Critical Analysis of Phase Evolution, Morphological Control, Growth Mechanism and Photophysical Applications of ZnS Nanostructures (Zero-Dimensional to Three-Dimensional): A Review

ZnS nanostructures are prominent and promising candidates of class II–IV semiconductor materials that can be prepared by sophisticated techniques. Transition of the material from bulk to nanosize brings forth drastic changes in various properties particularly the photophysical properties. In recent years research has been focused on modifying and manipulating the morphologies of ZnS nanostructures for fabricating photocatalysts, photonic devices, biolabeling agent, optical sensors, detectors, and other novel applications. This review article addresses phase evolution (theoretical modeling approach and experimental validation), morphological control, growth mechanisms based on thermodynamic considerations, surface energy driven models, kinematics, template directed growth, etc., and understanding of the photophysical properties of ZnS based on the dimension of nanostructures (zero-dimensional to three-dimensional). A broad overview is presented for various synthesis techniques from the aspect of different morphologies (peculiar morphologies such as nanosaws, nanospines, nanoswords, nanocircles, cauliflower like structures, etc.) and phase control of the nanostructures followed by discussion of the possible growth mechanism. Some of the novel techniques such as photochemical methods, direct templating routes, and nucleation doping strategies have been included.
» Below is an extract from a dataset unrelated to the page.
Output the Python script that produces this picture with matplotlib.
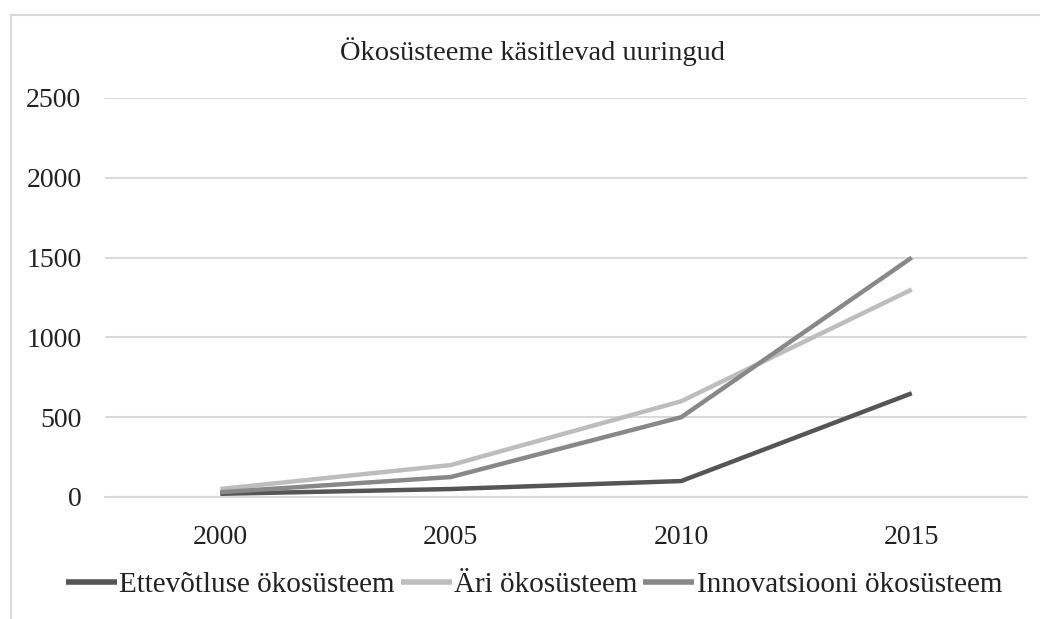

The structural changes occurring with incorporation of various transition metal ions into the ZnS host and the dependence of fascinating photophysical properties on the different reaction conditions and parameters along with recent advancement in their applications have been introduced in the later sections. The parameters have been discussed and analyzed for tuning the various luminescent properties based on the dimension of the ZnS nanoparticles. We tried to summarize the current status of the research, discuss the issues and concerns in the present scenario, and provide suggestions for further exploration in other potential directions.